His expression changed to a cross between despair and anger. “Lady, don’t complain about me,” he whined. “I didn’t know you wanted anything else or I’d have come before.”

“What I want to tell management has nothing to do with you, but since you’re here, please bring my friend a sausage dog.”

“With extra peppers.” Jane added.

“If you want added peppers, you must not be having much nausea,” I commented to Jane as the young man went back through the canvas opening beside her. I totally expected to hear a scream when he saw the body, but he popped right back out.

“The manager is at another food service, but I sent for him, and I’ll get the lady’s order now.”

“Wait!” I confess I almost shouted though I’ve been taught calmness in my profession. “Didn’t you see the corpse in there?”

His turn to scream.

“Come look,” I said and motioned behind where Jane had been seated.

The young man leaned over and peered at the body. He gagged. His eyes rolled up in his head. He keeled over, flat on the dirt floor, right beside the dead man.

Several of his co-workers ran to us. When they saw the body beside him, they stepped away.

“What’s going on?” No mistaking the voice of authority. A tall, handsome man wearing jeans and a white shirt with “Mother Hubbard’s Concessions” on the chest pocket. He looked Indian—not Native American, but East Indian. “I’m Jetendre Patel, J. T. Patel, owner of Mother Hubbard Concessions.”

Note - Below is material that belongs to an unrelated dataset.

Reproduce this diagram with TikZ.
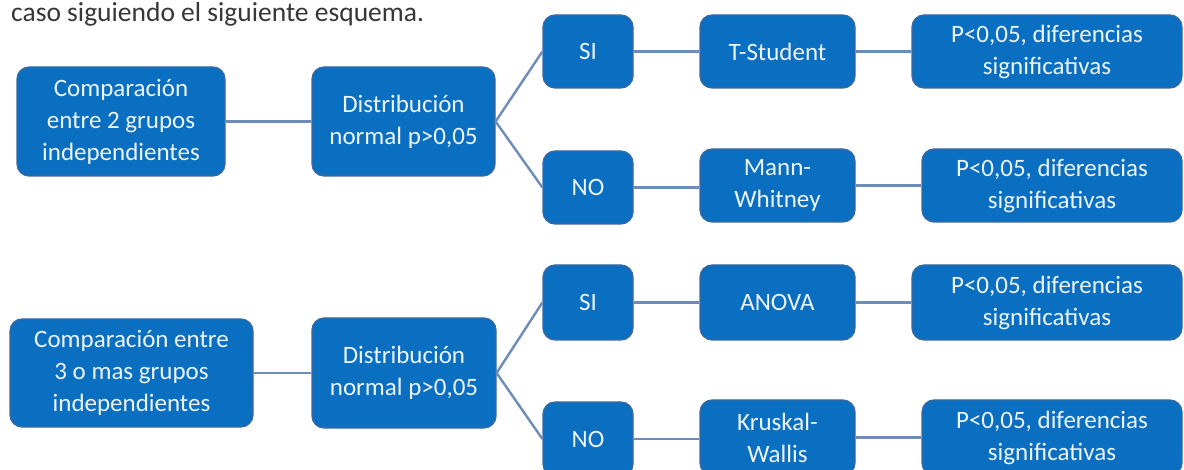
\documentclass[tikz,border=0pt]{standalone}
\usepackage{fontspec}
\setmainfont{Carlito}
\definecolor{boxfill}{RGB}{10,110,193}
\definecolor{boxedge}{RGB}{60,105,160}
\definecolor{linkcol}{RGB}{110,140,186}
\definecolor{boxtext}{RGB}{236,244,252}
\definecolor{titlecol}{RGB}{55,55,55}
\begin{document}
\begin{tikzpicture}[x=1pt,y=-1pt,
  box/.style={draw=boxedge,line width=1.2pt,fill=boxfill,rounded corners=12pt,
    text=boxtext,align=center,inner sep=0pt,
    font=\fontsize{25}{32}\selectfont},
  link/.style={draw=linkcol,line width=2.4pt}]
\useasboundingbox (0,0) rectangle (1184,470);
\clip (0,0) rectangle (1184,470);
\fill[white] (0,0) rectangle (1184,470);
\node[anchor=base west,text=titlecol,inner sep=0pt,font=\fontsize{27.5}{34}\selectfont] (title) at (11,22) {caso siguiendo el siguiente esquema.};
% top group
\node[box,minimum width=208pt,minimum height=109pt] (a1) at (121,121.5) {Comparación\\entre 2 grupos\\independientes};
\node[box,minimum width=183pt,minimum height=109pt] (b1) at (403.5,121.5) {Distribución\\normal p>0,05};
\node[box,minimum width=90pt,minimum height=73pt] (si1) at (588,51.5) {SI};
\node[box,minimum width=90pt,minimum height=73pt] (no1) at (588,187.5) {NO};
\node[box,minimum width=155pt,minimum height=73pt] (ts) at (777.5,51.5) {T-Student};
\node[box,minimum width=155pt,minimum height=73pt] (mw) at (777.5,185.5) {Mann-\\Whitney};
\node[box,minimum width=270pt,minimum height=73pt] (p1) at (1047,51.5) {P<0,05, diferencias\\significativas};
\node[box,minimum width=260pt,minimum height=73pt] (p2) at (1052,185.5) {P<0,05, diferencias\\significativas};
% bottom group
\node[box,minimum width=243pt,minimum height=108pt] (a2) at (131.5,373) {Comparación entre\\3 o mas grupos\\independientes};
\node[box,minimum width=184pt,minimum height=110pt] (b2) at (404,373) {Distribución\\normal p>0,05};
\node[box,minimum width=90pt,minimum height=75pt] (si2) at (588,302.5) {SI};
\node[box,minimum width=90pt,minimum height=74pt] (no2) at (588,439) {NO};
\node[box,minimum width=155pt,minimum height=75pt] (an) at (777.5,302.5) {ANOVA};
\node[box,minimum width=155pt,minimum height=75pt] (kw) at (777.5,437.5) {Kruskal-\\Wallis};
\node[box,minimum width=270pt,minimum height=75pt] (p3) at (1047,302.5) {P<0,05, diferencias\\significativas};
\node[box,minimum width=260pt,minimum height=75pt] (p4) at (1052,437.5) {P<0,05, diferencias\\significativas};
% connectors
\draw[link] (a1.east) -- (b1.west);
\draw[link] (b1.east) -- (si1.west);
\draw[link] (b1.east) -- (no1.west);
\draw[link] (si1.east) -- (ts.west);
\draw[link] (no1.east) -- (no1.east -| mw.west);
\draw[link] (ts.east) -- (p1.west);
\draw[link] (mw.east) -- (p2.west);
\draw[link] (a2.east) -- (b2.west);
\draw[link] (b2.east) -- (si2.west);
\draw[link] (b2.east) -- (no2.west);
\draw[link] (si2.east) -- (an.west);
\draw[link] (no2.east) -- (no2.east -| kw.west);
\draw[link] (an.east) -- (p3.west);
\draw[link] (kw.east) -- (p4.west);
\end{tikzpicture}
\end{document}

“There’s a body behind this table. I’m surprised your workers didn’t see it inside the prep area.” I couldn’t stop looking at him. He was possibly the best looking man I’d ever seen.

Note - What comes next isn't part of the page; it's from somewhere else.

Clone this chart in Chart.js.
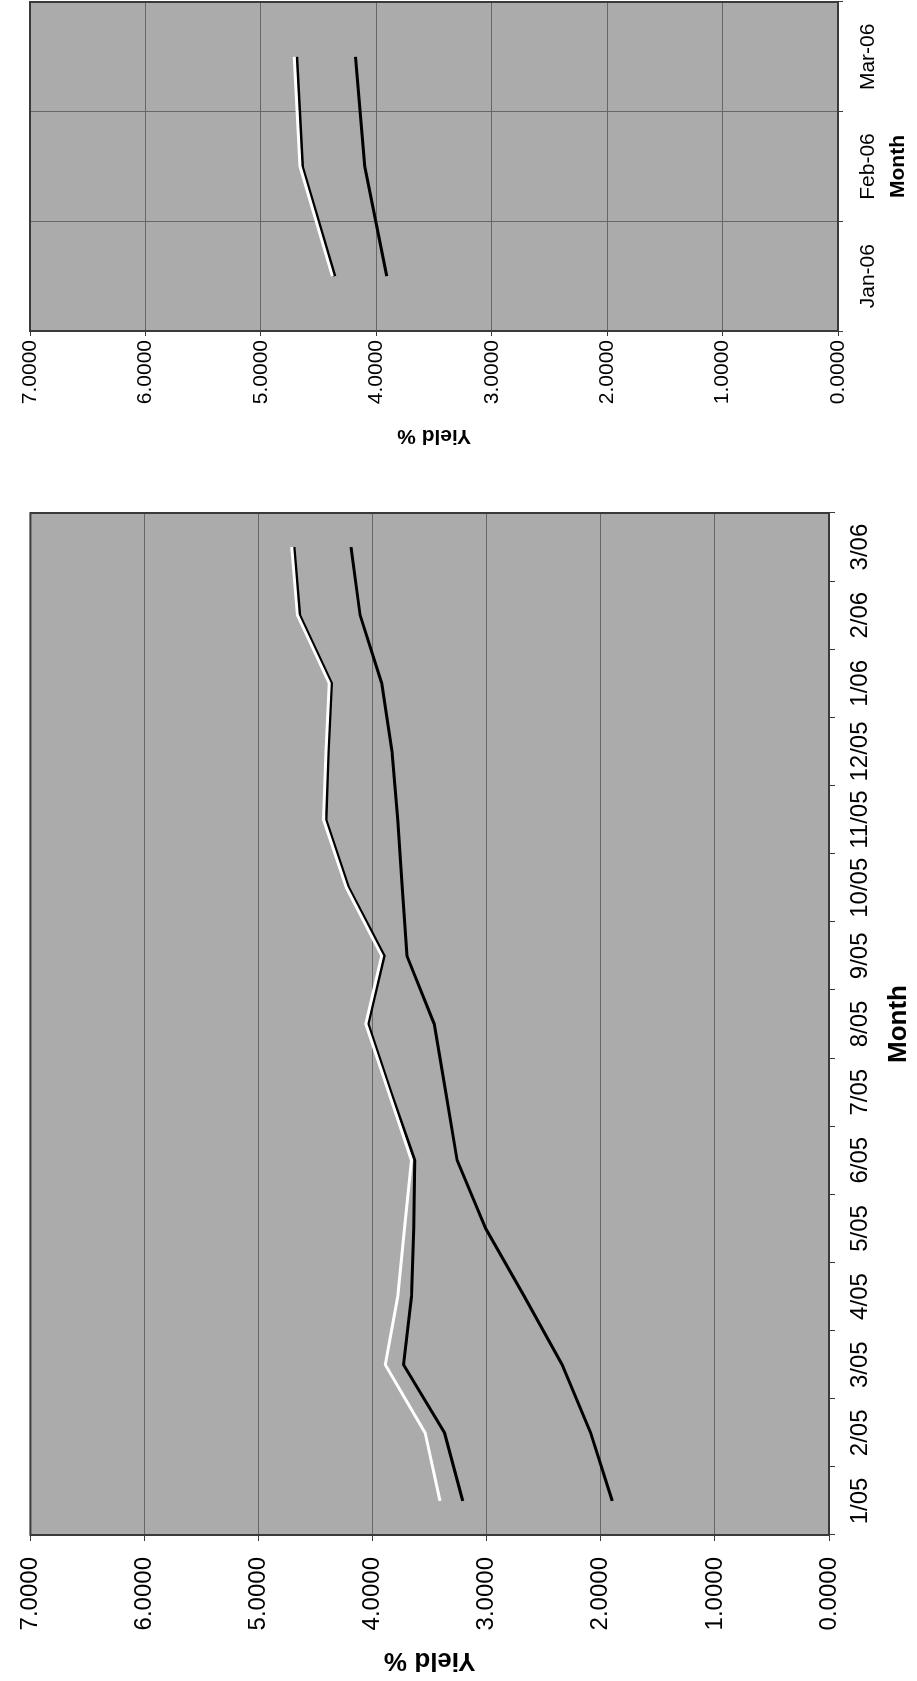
<!DOCTYPE html>
<html>
<head>
<meta charset="utf-8">
<script src="https://cdn.jsdelivr.net/npm/chart.js@4.4.1/dist/chart.umd.min.js"></script>
<style>
  html, body { margin: 0; padding: 0; background: #fff; overflow: hidden; }
  /* the printed page is landscape, turned a quarter to fit the portrait sheet */
  #page {
    position: absolute; left: 0; top: 1681px;
    width: 1681px; height: 917px;
    transform-origin: 0 0; transform: rotate(-90deg);
  }
  canvas { position: absolute; top: 0; }
</style>
</head>
<body>
<div id="page">
  <canvas id="big" width="1190" height="917" style="left:0"></canvas>
  <canvas id="small" width="453" height="917" style="left:1228px"></canvas>
</div>
<script>
const bigMonths = ["1/05", "2/05", "3/05", "4/05", "5/05", "6/05", "7/05", "8/05",
  "9/05", "10/05", "11/05", "12/05", "1/06", "2/06", "3/06"];
const bigWhite = [3.41, 3.54, 3.89, 3.78, 3.72, 3.66, 3.86, 4.06, 3.92, 4.23, 4.43, 4.41, 4.38, 4.66, 4.71];
const bigMid = [3.21, 3.37, 3.73, 3.66, 3.64, 3.63, 3.84, 4.04, 3.90, 4.21, 4.41, 4.39, 4.36, 4.64, 4.69];
const bigLow = [1.90, 2.09, 2.34, 2.67, 3.01, 3.26, 3.36, 3.46, 3.70, 3.74, 3.78, 3.83, 3.92, 4.11, 4.19];

const smallMonths = ["Jan-06", "Feb-06", "Mar-06"];
const smallWhite = [4.38, 4.66, 4.71];
const smallMid = [4.36, 4.64, 4.69];
const smallLow = [3.91, 4.10, 4.18];

const yieldMin = 0;
const yieldMax = 7;
const yieldStep = 1;

const FONT = "'Liberation Sans', Arial, sans-serif";
const plotGray = "#ababab";
const gridGray = "#676767";
const frameGray = "#3a3a3a";

Chart.defaults.font.family = FONT;
Chart.defaults.color = "#000";

// grey plot area and its dark frame, like the old spreadsheet chart
const plotFrame = {
  id: "plotFrame",
  beforeDraw(chart) {
    const a = chart.chartArea;
    const ctx = chart.ctx;
    ctx.save();
    ctx.fillStyle = plotGray;
    ctx.fillRect(a.left, a.top, a.right - a.left, a.bottom - a.top);
    ctx.restore();
  },
  beforeDatasetsDraw(chart) {
    const a = chart.chartArea;
    const ctx = chart.ctx;
    ctx.save();
    ctx.strokeStyle = frameGray;
    ctx.lineWidth = 2;
    ctx.strokeRect(a.left, a.top, a.right - a.left, a.bottom - a.top);
    ctx.restore();
  }
};

function makeChart(id, labels, white, mid, low, o) {
  const ctx = document.getElementById(id).getContext("2d");
  return new Chart(ctx, {
    type: "line",
    data: {
      labels,
      datasets: [
        { data: white, borderColor: "#ffffff", borderWidth: 3 },
        { data: mid, borderColor: "#000000", borderWidth: 3 },
        { data: low, borderColor: "#000000", borderWidth: 3 }
      ]
    },
    options: {
      responsive: false,
      animation: false,
      events: [],
      layout: { padding: { top: o.top, right: o.right, left: 0, bottom: 0 } },
      elements: {
        point: { radius: 0 },
        line: { tension: 0, fill: false }
      },
      plugins: {
        legend: { display: false },
        tooltip: { enabled: false }
      },
      scales: {
        x: {
          offset: true,
          grid: {
            offset: true,
            drawOnChartArea: o.catGrid,
            color: gridGray,
            tickColor: frameGray,
            tickLength: o.tick
          },
          border: { display: false },
          ticks: {
            autoSkip: false,
            maxRotation: 0,
            padding: o.xPad,
            font: { size: o.tickSize }
          },
          title: {
            display: true,
            text: "Month",
            font: { size: o.titleSize, weight: "bold" },
            padding: { top: 0, bottom: o.xTitlePad }
          },
          afterFit(scale) { scale.height = o.xHeight; }
        },
        y: {
          min: yieldMin,
          max: yieldMax,
          grid: {
            color: gridGray,
            tickColor: frameGray,
            tickLength: o.tick
          },
          border: { display: false },
          ticks: {
            stepSize: yieldStep,
            padding: o.yPad,
            font: { size: o.tickSize },
            callback: v => Number(v).toFixed(4)
          },
          title: {
            display: true,
            text: "Yield %",
            font: { size: o.titleSize, weight: "bold" },
            padding: { top: 5, bottom: 0 }
          },
          afterFit(scale) { scale.width = o.yWidth; }
        }
      }
    },
    plugins: [plotFrame]
  });
}

makeChart("big", bigMonths, bigWhite, bigMid, bigLow, {
  top: 24, right: 22, yWidth: 146, xHeight: 88,
  tick: 6, xPad: 11, yPad: 16, xTitlePad: 3,
  tickSize: 24, titleSize: 26, catGrid: false
});

makeChart("small", smallMonths, smallWhite, smallMid, smallLow, {
  top: 30, right: 2, yWidth: 122, xHeight: 79,
  tick: 5, xPad: 13, yPad: 4, xTitlePad: 6,
  tickSize: 21, titleSize: 21, catGrid: true
});
</script>
</body>
</html>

Patel bent over the corpse, felt the carotid artery, and looked up at me. “You’re right. He’s dead. My people wouldn’t have seen him because he’s actually lying in a space we have curtained off in the back for pantry and storage.” He called another server over, motioned toward the shaggy-haired guy on the ground, and instructed, “Get a wet cloth and pat his face and hands.”

Jane gasped.

Patel glanced at her and asked, “What’s wrong with her?”

“She’s upset because she’s terrified by dead people and she can’t see where he is.”

“Tell her to take off those crazy purple sunglasses so she can see.”